>>>
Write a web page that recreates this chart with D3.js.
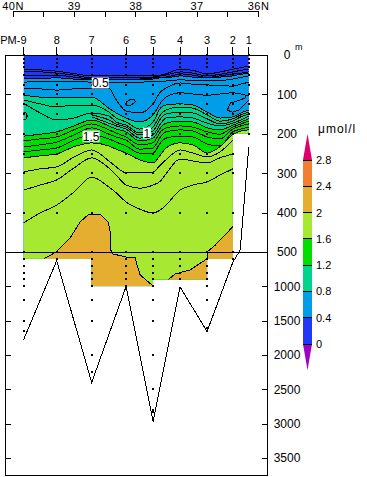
<!DOCTYPE html>
<html>
<head>
<meta charset="utf-8">
<script src="https://cdn.jsdelivr.net/npm/d3@7"></script>
<style>
  body { margin: 0; background: #fff; }
  text { font-family: "Liberation Sans", sans-serif; font-size: 12px; fill: #000; }
  .line { fill: none; stroke: #000; stroke-width: 1; shape-rendering: crispEdges; }
  .axis path, .axis line { stroke: #000; shape-rendering: crispEdges; }
</style>
</head>
<body>
<div id="viz"></div>
<script>
const stationNames = ["PM-9", "8", "7", "6", "5", "4", "3", "2", "1"];
const stationLats = [39.82, 39.28, 38.71, 38.15, 37.71, 37.27, 36.83, 36.41, 36.15];

const upper = [0, 10, 20, 30, 50, 75, 100, 125, 150, 200, 250, 300, 400, 500];
const stationDepths = [
  [...upper, 600, 700, 800, 900, 1000, 1200, 1500, 1650],
  [...upper, 600],
  [...upper, 600, 700, 800, 900, 1000, 1200, 1500, 2000, 2250],
  [...upper, 600, 700, 800, 900, 1000],
  [...upper, 600, 700, 800, 900, 1000, 1200, 1500, 2000, 2500, 2800, 2830],
  [...upper, 600, 700, 800, 900],
  [...upper, 600, 700, 800, 900, 1000, 1200, 1600],
  [...upper, 600],
  [0, 10, 20, 30, 50, 75, 100, 125, 150, 200]
];

const gridLats = [39.82, 39.55, 39.28, 39.0, 38.71, 38.43, 38.31, 38.15, 37.93, 37.71, 37.59, 37.5, 37.27, 37.06, 36.83, 36.62, 36.41, 36.28, 36.15];

// depth (m) of each contour at gridLats, null where the line is not drawn
const c01 = [38, 38, 41, 47, 53, 53, 53, 53, 53, 53, 51, 48, 36, 39, 48, 43, 36, 32, 28];
const c02 = [43, 43, 46, 51, 58, 58, 58, 58, 58, 56, 53, 51, 43, 46, 53, 49, 43, 39, 36];
const c03 = [51, 51, 51, 56, 61, 61, 61, 61, 61, 58, 56, 56, 48, 51, 57, 53, 48, 46, 43];
const c04 = [61, 60, 58, 61, 63, 63, 63, 63, 63, 61, 58, 58, 53, 56, 58, 56, 53, 49, 46];
const c05 = [69, 67, 66, 66, 69, 69, 69, 69, 69, 67, 66, 66, 63, 65, 66, 65, 61, 57, 53];
const c06 = [84, 86, 89, 86, 84, 84, 114, 142, 147, 124, 94, 84, 71, 74, 76, 77, 79, 74, 69];
const c07 = [102, 107, 109, 107, 107, 135, 147, 160, 170, 152, 122, 107, 96, 99, 102, 99, 96, 99, 104];
const c08 = [114, 124, 132, 127, 127, 145, 160, 170, 188, 170, 135, 127, 124, 127, 145, 160, 157, 147, 140];
const c09 = [122, 147, 165, 160, 147, 155, 170, 178, 198, 183, 152, 140, 132, 135, 152, 168, 162, 152, 145];
const c10 = [null, null, null, null, 152, 165, 175, 183, 203, 193, 162, 150, 145, 147, 162, 175, 168, 157, 150];
const c11 = [null, null, null, null, 157, 173, 180, 188, 211, 203, 175, 160, 157, 160, 173, 180, 173, 165, 155];
const c12 = [206, 201, 195, 180, 165, 180, 188, 195, 218, 211, 185, 173, 168, 170, 185, 190, 178, 170, 162];
const c13 = [218, 213, 208, 190, 175, 190, 198, 208, 228, 223, 195, 185, 180, 183, 195, 201, 183, 175, 168];
const c14 = [233, 228, 221, 203, 185, 201, 208, 216, 239, 236, 208, 195, 190, 193, 208, 213, 188, 180, 175];
const c15 = [246, 241, 236, 216, 203, 213, 221, 231, 249, 249, 223, 211, 206, 208, 226, 231, 195, 188, 183];
const c16 = [261, 256, 251, 233, 223, 231, 239, 249, 266, 274, 254, 236, 223, 228, 249, 233, 202, 193, 190];
const c17 = [297, 289, 284, 259, 241, 269, 284, 299, 299, 297, 279, 266, 241, 249, 259, 246, 216, null, null];
const c18 = [343, 330, 317, 287, 261, 287, 305, 330, 338, 330, 320, 302, 264, 269, 274, 261, 251, null, null];
const c19 = [426, 401, 381, 348, 310, 335, 350, 373, 391, 401, 393, 381, 343, 330, 322, 305, 289, null, null];
const contours = [c01, c02, c03, c04, c05, c06, c07, c08, c09, c10, c11, c12, c13, c14, c15, c16, c17, c18, c19];

// cyan to teal edge follows the seventh line on the left and the eighth over the hump
const tealEdge = [102, 107, 109, 107, 107, 135, 147, 160, 170, 152, 135, 127, 124, 127, 145, 160, 157, 147, 140];

const bandColors = ["#2038f8", "#009ee8", "#00d48c", "#00de00", "#a6e832", "#e6ae30", "#f08030"];
const bandEdges = [c04, tealEdge, c12, c16];

// 2.0 contour, orange below it
const orangeLeftLat = [39.49, 39.29, 39.06, 38.9, 38.77, 38.71, 38.57, 38.44, 38.4, 38.4, 38.36, 38.15, 38.0, 37.97, 37.92, 37.71];
const orangeLeftDepth = [600, 500, 464, 424, 406, 404, 404, 424, 457, 495, 529, 573, 587, 689, 834, 994];
const orangeRightLat = [37.47, 37.35, 37.11, 36.83, 36.83, 36.7, 36.54, 36.41];
const orangeRightDepth = [907, 820, 762, 600, 500, 483, 457, 436];

const eyeLat = [39.82, 39.78, 39.76, 39.78, 39.82];
const eyeDepth = [145, 147, 155, 162, 165];
const bowlLat = [38.14, 38.09, 38.02, 38.0, 38.07, 38.14, 38.14];
const bowlDepth = [119, 114, 112, 119, 127, 129, 119];
const curlLat = [36.15, 36.2, 36.21, 36.29, 36.45, 36.5, 36.42, 36.31, 36.18, 36.15];
const curlDepth = [104, 102, 109, 114, 122, 140, 145, 140, 119, 114];

// lower edge of the sampled section
const edgeLats = [39.82, 38.71, 37.71, 36.83, 36.41, 36.15];
const edgeDepths = [600, 1000, 900, 600, 200];

const bottomLat = [39.82, 39.28, 38.71, 38.15, 37.71, 37.27, 36.83, 36.41, 36.29, 36.25, 36.15];
const bottomDepth = [1780, 626, 2400, 1004, 2970, 1009, 1658, 650, 495, 419, 233];

const labelTexts = ["0.5", "1.5", "1"];
const labelLats = [38.57, 38.72, 37.81];
const labelDepths = [71, 206, 198];

const depthTicks = [0, 100, 200, 300, 400, 500, 1000, 1500, 2000, 2500, 3000, 3500];
const latTicks = [36, 36.5, 37, 37.5, 38, 38.5, 39, 39.5, 40];
const latNames = { 36: "36N", 37: "37", 38: "38", 39: "39", 40: "40N" };

const barValues = [0, 0.4, 0.8, 1.2, 1.6, 2, 2.4, 2.8];

const width = 367, height = 477;

const svg = d3.select("#viz").append("svg")
  .attr("width", width)
  .attr("height", height)
  .style("display", "block");

const x = d3.scaleLinear().domain([40, 36]).range([12.5, 258]);
const y = d3.scaleLinear().domain([0, 500, 3500]).range([55, 252, 458]);
const maxDepth = 3750;

// Section clip, stepped along the deepest sample
const clipPoints = [[edgeLats[0], 0], [edgeLats[edgeLats.length - 1], 0]];
for (let i = edgeDepths.length - 1; i >= 0; i--) {
  clipPoints.push([edgeLats[i + 1], edgeDepths[i]], [edgeLats[i], edgeDepths[i]]);
}
svg.append("clipPath").attr("id", "section")
  .append("path")
  .attr("d", d3.line().x(d => x(d[0])).y(d => y(d[1]))(clipPoints) + "Z");

const section = svg.append("g").attr("clip-path", "url(#section)");

section.append("rect")
  .attr("x", x(edgeLats[0]))
  .attr("y", y(0))
  .attr("width", x(36.15) - x(edgeLats[0]))
  .attr("height", y(1000) - y(0))
  .attr("fill", bandColors[0]);

const belowCurve = d3.area()
  .x(d => x(d[0]))
  .y0(y(1000))
  .y1(d => y(d[1]))
  .curve(d3.curveMonotoneX);

bandEdges.forEach((edge, i) => {
  section.append("path")
    .attr("d", belowCurve(d3.zip(gridLats, edge)))
    .attr("fill", bandColors[i + 1]);
});

const contourLine = d3.line()
  .defined(d => d[1] !== null)
  .x(d => x(d[0]))
  .y(d => y(d[1]))
  .curve(d3.curveMonotoneX);

contours.forEach(c => {
  section.append("path")
    .attr("class", "line")
    .attr("d", contourLine(d3.zip(gridLats, c)));
});

// Orange patches use straight segments, they have a vertical edge
const straightArea = d3.area().x(d => x(d[0])).y0(y(1000)).y1(d => y(d[1]));
const straightLine = d3.line().x(d => x(d[0])).y(d => y(d[1]));

[[orangeLeftLat, orangeLeftDepth], [orangeRightLat, orangeRightDepth]].forEach(([lats, depths]) => {
  const pts = d3.zip(lats, depths);
  section.append("path").attr("d", straightArea(pts)).attr("fill", bandColors[5]);
  section.append("path").attr("class", "line").attr("d", straightLine(pts));
});

[[eyeLat, eyeDepth], [bowlLat, bowlDepth], [curlLat, curlDepth]].forEach(([lats, depths]) => {
  section.append("path").attr("class", "line").attr("d", straightLine(d3.zip(lats, depths)));
});

// Sea floor
svg.append("path")
  .attr("class", "line")
  .attr("d", straightLine(d3.zip(bottomLat, bottomDepth)));

// Sample points
stationLats.forEach((lat, i) => {
  svg.append("g").selectAll("rect")
    .data(stationDepths[i])
    .join("rect")
    .attr("x", Math.round(x(lat)) - 1)
    .attr("y", d => Math.round(y(d)) - 1)
    .attr("width", 2)
    .attr("height", 2)
    .attr("fill", "#000");

  svg.append("line")
    .attr("x1", x(lat)).attr("x2", x(lat))
    .attr("y1", 47).attr("y2", y(0))
    .attr("stroke", "#000")
    .attr("shape-rendering", "crispEdges");

  svg.append("text")
    .attr("x", i === 0 ? x(lat) + 3 : x(lat))
    .attr("y", 44)
    .attr("text-anchor", i === 0 ? "end" : "middle")
    .style("font-size", "11px")
    .text(stationNames[i]);
});

// Contour labels
labelTexts.forEach((t, i) => {
  const w = t.length === 1 ? 8 : 17;
  svg.append("rect")
    .attr("x", x(labelLats[i]) - w / 2)
    .attr("y", y(labelDepths[i]) - 5.5)
    .attr("width", w)
    .attr("height", 11)
    .attr("fill", "#fff");
  svg.append("text")
    .attr("x", x(labelLats[i]))
    .attr("y", y(labelDepths[i]) + 4.5)
    .attr("text-anchor", "middle")
    .text(t);
});

// Frame and break line
svg.append("rect")
  .attr("x", 5.5).attr("y", y(0))
  .attr("width", 262).attr("height", y(maxDepth) - y(0) + 0.5)
  .attr("fill", "none")
  .attr("stroke", "#000")
  .attr("shape-rendering", "crispEdges");

svg.append("line")
  .attr("x1", 5.5).attr("x2", 267.5)
  .attr("y1", y(500)).attr("y2", y(500))
  .attr("stroke", "#000")
  .attr("shape-rendering", "crispEdges");

// Axes
svg.append("g")
  .attr("class", "axis")
  .attr("transform", "translate(5.5,0)")
  .call(d3.axisLeft(y).tickValues(depthTicks).tickSize(-5.5).tickSizeOuter(0).tickFormat(""))
  .select(".domain").remove();

const rightAxis = svg.append("g")
  .attr("class", "axis")
  .attr("transform", "translate(267.5,0)")
  .call(d3.axisRight(y).tickValues(depthTicks).tickSize(-5.5).tickSizeOuter(0).tickPadding(19.5).tickFormat(d3.format("d")));
rightAxis.select(".domain").remove();
rightAxis.selectAll("text")
  .attr("text-anchor", "middle")
  .style("font-size", "12px")
  .style("font-family", "\"Liberation Sans\", sans-serif");

svg.append("text")
  .attr("x", 295).attr("y", 50)
  .style("font-size", "9px")
  .text("m");

const topAxis = svg.append("g")
  .attr("class", "axis")
  .attr("transform", "translate(0,10.5)")
  .call(d3.axisBottom(x).tickValues(latTicks).tickSize(6).tickSizeOuter(0).tickFormat(d => latNames[d] || ""));
topAxis.selectAll("text")
  .attr("y", -0.5)
  .attr("dy", 0)
  .style("font-size", "11px")
  .style("letter-spacing", "0.5px")
  .style("font-family", "\"Liberation Sans\", sans-serif");

// Colour bar
const bar = d3.scaleLinear().domain([0, 2.8]).range([344, 160]);
const barX = 303, barW = 9;
const step = barValues[1] - barValues[0];

barValues.slice(0, -1).forEach((v, i) => {
  svg.append("rect")
    .attr("x", barX)
    .attr("y", bar(barValues[i + 1]))
    .attr("width", barW)
    .attr("height", bar(v) - bar(barValues[i + 1]))
    .attr("fill", bandColors[i]);
});

svg.append("path")
  .attr("d", `M${barX},${bar(2.8)}L${barX + barW},${bar(2.8)}L${barX + barW / 2},${bar(2.8 + step)}Z`)
  .attr("fill", "#e0006c");
svg.append("path")
  .attr("d", `M${barX},${bar(0)}L${barX + barW},${bar(0)}L${barX + barW / 2},${bar(-step)}Z`)
  .attr("fill", "#a000c8");

barValues.forEach(v => {
  svg.append("line")
    .attr("x1", barX).attr("x2", barX + barW)
    .attr("y1", bar(v)).attr("y2", bar(v))
    .attr("stroke", "#000")
    .attr("shape-rendering", "crispEdges");
  svg.append("text")
    .attr("x", 316)
    .attr("y", bar(v) + 4)
    .style("font-size", "11px")
    .text(v);
});

svg.append("text")
  .attr("x", 318).attr("y", 133)
  .style("letter-spacing", "1px")
  .text("μmol/l");
</script>
</body>
</html>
<<<
Task instructions :: Repeat the listing above from its first line through the line that contains "36.41, 36.28, 36.15];", both included, and nothing more. Drop the pictures.

Exercise response ::
Write a web page that recreates this chart with D3.js.
<!DOCTYPE html>
<html>
<head>
<meta charset="utf-8">
<script src="https://cdn.jsdelivr.net/npm/d3@7"></script>
<style>
  body { margin: 0; background: #fff; }
  text { font-family: "Liberation Sans", sans-serif; font-size: 12px; fill: #000; }
  .line { fill: none; stroke: #000; stroke-width: 1; shape-rendering: crispEdges; }
  .axis path, .axis line { stroke: #000; shape-rendering: crispEdges; }
</style>
</head>
<body>
<div id="viz"></div>
<script>
const stationNames = ["PM-9", "8", "7", "6", "5", "4", "3", "2", "1"];
const stationLats = [39.82, 39.28, 38.71, 38.15, 37.71, 37.27, 36.83, 36.41, 36.15];

const upper = [0, 10, 20, 30, 50, 75, 100, 125, 150, 200, 250, 300, 400, 500];
const stationDepths = [
  [...upper, 600, 700, 800, 900, 1000, 1200, 1500, 1650],
  [...upper, 600],
  [...upper, 600, 700, 800, 900, 1000, 1200, 1500, 2000, 2250],
  [...upper, 600, 700, 800, 900, 1000],
  [...upper, 600, 700, 800, 900, 1000, 1200, 1500, 2000, 2500, 2800, 2830],
  [...upper, 600, 700, 800, 900],
  [...upper, 600, 700, 800, 900, 1000, 1200, 1600],
  [...upper, 600],
  [0, 10, 20, 30, 50, 75, 100, 125, 150, 200]
];

const gridLats = [39.82, 39.55, 39.28, 39.0, 38.71, 38.43, 38.31, 38.15, 37.93, 37.71, 37.59, 37.5, 37.27, 37.06, 36.83, 36.62, 36.41, 36.28, 36.15];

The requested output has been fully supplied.